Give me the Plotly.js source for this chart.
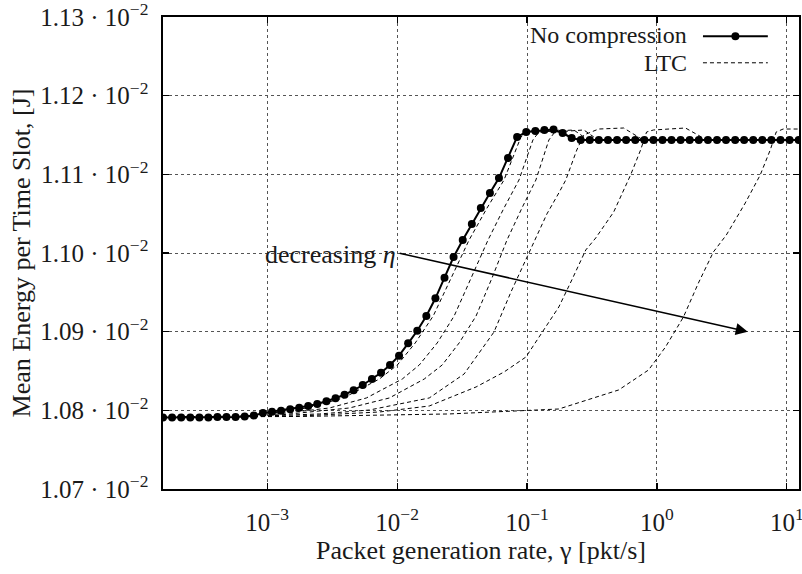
<!DOCTYPE html>
<html><head><meta charset="utf-8">
<script src="https://cdn.plot.ly/plotly-3.0.1.min.js"></script>
<style>body{margin:0;background:#fff}</style>
</head><body><div id="chart" style="width:802px;height:574px"></div>
<script>
// Energy values are in units of 10^-2 J
const gamma = [1.578e-4,1.854e-4,2.178e-4,2.559e-4,3.006e-4,3.528e-4,4.14e-4,4.86e-4,5.71e-4,6.71e-4,
 7.89e-4,9.27e-4,1.089e-3,1.279e-3,1.503e-3,1.764e-3,2.07e-3,2.43e-3,2.86e-3,3.36e-3,
 3.94e-3,4.63e-3,5.44e-3,6.40e-3,7.52e-3,8.82e-3,1.035e-2,1.216e-2,1.429e-2,1.679e-2,
 1.972e-2,2.317e-2,2.72e-2,3.20e-2,3.76e-2,4.41e-2,5.18e-2,6.08e-2,7.14e-2,8.39e-2,
 9.86e-2,0.1159,0.1361,0.160,0.188,0.2206,0.259,0.304,0.357,0.420,
 0.493,0.579,0.681,0.800,0.940,1.103,1.294,1.521,1.786,2.10,
 2.47,2.90,3.40,4.00,4.69,5.51,6.47,7.60,8.93,10.49,12.33];
const noComp = [1.07909,1.07909,1.07909,1.07909,1.07909,1.07909,1.07915,1.07915,1.07915,1.07922,
 1.07934,1.07966,1.07983,1.07996,1.08013,1.08034,1.08055,1.08081,1.08115,1.08153,
 1.08199,1.08255,1.08322,1.08398,1.08478,1.08576,1.08695,1.08852,1.09012,1.09199,
 1.09424,1.09686,1.09949,1.10165,1.10369,1.10572,1.10763,1.10953,1.11208,1.11475,
 1.11538,1.11551,1.11564,1.11570,1.11525,1.11462,1.11437,1.11437,1.11437,1.11437,
 1.11437,1.11437,1.11437,1.11437,1.11437,1.11437,1.11437,1.11437,1.11437,1.11437,
 1.11437,1.11437,1.11437,1.11437,1.11437,1.11437,1.11437,1.11437,1.11437,1.11437,1.11437];

// LTC curves, one per compression ratio (eta decreasing to the right)
const ltc1X = [1.578e-4,7.34e-4,2.01e-3,3.865e-3,7.30e-3,1.0035e-2,1.379e-2,1.896e-2,2.606e-2,3.581e-2,4.923e-2,6.65e-2,8.98e-2,0.1034,0.1757,0.2173,0.2502,12.33];
const ltc1Y = [1.07915,1.07922,1.08030,1.08157,1.08398,1.08576,1.08856,1.09199,1.09682,1.10165,1.10572,1.10928,1.11475,1.11551,1.11564,1.11462,1.11437,1.11437];
const ltc2X = [1.578e-4,8.76e-4,3.018e-3,5.80e-3,1.096e-2,1.481e-2,2.035e-2,2.748e-2,3.711e-2,5.01e-2,6.65e-2,8.67e-2,0.1110,0.1234,0.2291,0.2882,0.3262,12.33];
const ltc2Y = [1.07915,1.07928,1.08030,1.08157,1.08398,1.08576,1.08856,1.09199,1.09682,1.10165,1.10572,1.10928,1.11437,1.11538,1.11564,1.11449,1.11437,1.11437];
const ltc3X = [1.578e-4,1.045e-3,4.296e-3,8.71e-3,1.617e-2,2.223e-2,3.002e-2,4.053e-2,5.377e-2,7.01e-2,9.14e-2,0.1170,0.1473,0.1637,0.2734,0.3439,0.3892,12.33];
const ltc3Y = [1.07915,1.07928,1.08030,1.08157,1.08398,1.08576,1.08856,1.09199,1.09682,1.10165,1.10572,1.10928,1.11437,1.11538,1.11564,1.11449,1.11437,1.11437];
const ltc4X = [1.578e-4,7.34e-4,2.528e-3,6.117e-3,1.767e-2,3.279e-2,5.57e-2,7.52e-2,0.1034,0.1422,0.1757,0.1988,0.2415,0.2734,0.3562,0.5542,0.7617,0.8620,12.33];
const ltc4Y = [1.07915,1.07922,1.07954,1.08004,1.08157,1.08462,1.08996,1.09504,1.10000,1.10496,1.10763,1.10928,1.11309,1.11500,1.11576,1.11589,1.11449,1.11437,1.11437];
const ltc5X = [1.578e-4,1.776e-3,7.30e-3,1.767e-2,4.053e-2,6.65e-2,9.81e-2,0.1757,0.2212,0.2831,0.3379,0.4645,0.6271,0.7483,0.8322,0.9416,1.658,2.199,2.489,12.33];
const ltc5Y = [1.07915,1.07928,1.07979,1.08055,1.08297,1.08487,1.08678,1.09314,1.09657,1.10038,1.10191,1.10521,1.10992,1.11309,1.11538,1.11564,1.11589,1.11475,1.11437,1.11437];
const ltc6X = [1.578e-4,1.776e-3,2.515e-2,0.1757,0.5074,0.8620,1.164,1.600,2.086,2.719,3.421,4.786,6.238,7.444,8.278,9.367,12.33];
const ltc6Y = [1.07915,1.07922,1.07954,1.08017,1.08259,1.08513,1.08805,1.09187,1.09619,1.10013,1.10229,1.10636,1.10992,1.11309,1.11538,1.11576,1.11576];

const yTickVals = [1.07,1.08,1.09,1.10,1.11,1.12,1.13];
const yTickLabels = ['1.07','1.08','1.09','1.10','1.11','1.12','1.13'];
const xTickVals = [1e-3,1e-2,1e-1,1,10];
const xTickExps = ['−3','−2','−1','0','1'];

const FONT = 'Liberation Serif, Times New Roman, serif';
const FS = 26;
const LFS = 24;
const TXT = '#1a1a1a';
const ltcX = [ltc1X, ltc2X, ltc3X, ltc4X, ltc5X, ltc6X];
const ltcY = [ltc1Y, ltc2Y, ltc3Y, ltc4Y, ltc5Y, ltc6Y];
const traces = [];
ltcX.forEach((xs, k) => {
  traces.push({x: xs, y: ltcY[k], type: 'scatter', mode: 'lines', line: {color: '#000', width: 1, dash: '4px,3px'},
    showlegend: false, hoverinfo: 'skip'});
});
traces.push({x: gamma, y: noComp, type: 'scatter', mode: 'lines+markers',
  line: {color: '#000', width: 2}, marker: {color: '#000', size: 8}, showlegend: false});

const axisCommon = {showline: true, mirror: 'ticks', linecolor: '#000', linewidth: 1.6,
  ticks: 'inside', ticklen: 6, tickcolor: '#000', tickwidth: 1.2, showgrid: true, gridcolor: '#555', griddash: 'dot', gridwidth: 1,
  zeroline: false, ticklabeloverflow: 'allow', tickfont: {family: FONT, size: 25, color: TXT}};

const layout = {
  width: 802, height: 574, margin: {l: 163, r: 3, t: 17, b: 85},
  paper_bgcolor: '#fff', plot_bgcolor: '#fff', font: {family: FONT, color: TXT},
  xaxis: Object.assign({}, axisCommon, {type: 'log', range: [Math.log10(1.578e-4), Math.log10(12.4)],
    tickvals: xTickVals, ticktext: xTickExps.map(e => '10<sup>' + e + '</sup>'), ticklabelstandoff: 10,
    title: {text: 'Packet generation rate, γ [pkt/s]', font: {family: FONT, size: FS, color: TXT}, standoff: 6}}),
  yaxis: Object.assign({}, axisCommon, {range: [1.07, 1.13], tickvals: yTickVals,
    ticktext: yTickLabels.map(s => s + ' · 10<sup>−2</sup>'), ticklabelstandoff: 8,
    title: {text: 'Mean Energy per Time Slot, [J]', font: {family: FONT, size: FS, color: TXT}, standoff: 2}}),
  showlegend: false,
  annotations: [
    {x: Math.log10(5.0), y: 1.0900, ax: Math.log10(0.0102), ay: 1.1000, xref: 'x', yref: 'y', axref: 'x', ayref: 'y',
     text: '', showarrow: true, arrowhead: 2, arrowsize: 1.5, arrowwidth: 1.6, arrowcolor: '#000'},
    {x: Math.log10(0.0102), y: 1.0998, xref: 'x', yref: 'y', xanchor: 'right', yanchor: 'middle', showarrow: false,
     text: 'decreasing <i>η</i>', font: {family: FONT, size: FS, color: TXT}},
    {x: 0.826, y: 0.961, xref: 'paper', yref: 'paper', xanchor: 'right', yanchor: 'middle', showarrow: false,
     borderpad: 0, text: 'No compression', font: {family: FONT, size: LFS, color: TXT}},
    {x: 0.826, y: 0.902, xref: 'paper', yref: 'paper', xanchor: 'right', yanchor: 'middle', showarrow: false,
     borderpad: 0, text: 'LTC', font: {family: FONT, size: LFS, color: TXT}}
  ],
  shapes: [
    {type: 'line', xref: 'paper', yref: 'paper', x0: 0.849, x1: 0.951, y0: 0.959, y1: 0.959, line: {color: '#000', width: 2}},
    {type: 'circle', xref: 'paper', yref: 'paper', xsizemode: 'pixel', ysizemode: 'pixel', xanchor: 0.9, yanchor: 0.959,
     x0: -4, x1: 4, y0: -4, y1: 4, fillcolor: '#000', line: {color: '#000', width: 0}},
    {type: 'line', xref: 'paper', yref: 'paper', x0: 0.849, x1: 0.951, y0: 0.903, y1: 0.903, line: {color: '#000', width: 1, dash: '4px,3px'}}
  ]
};
Plotly.newPlot('chart', traces, layout, {displayModeBar: false, staticPlot: true});
</script></body></html>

* * *

* [What you should do]: In the listing above, find each line with the word "chart" and copy it.

* [Right answer]:
Give me the Plotly.js source for this chart.
</head><body><div id="chart" style="width:802px;height:574px"></div>
Plotly.newPlot('chart', traces, layout, {displayModeBar: false, staticPlot: true});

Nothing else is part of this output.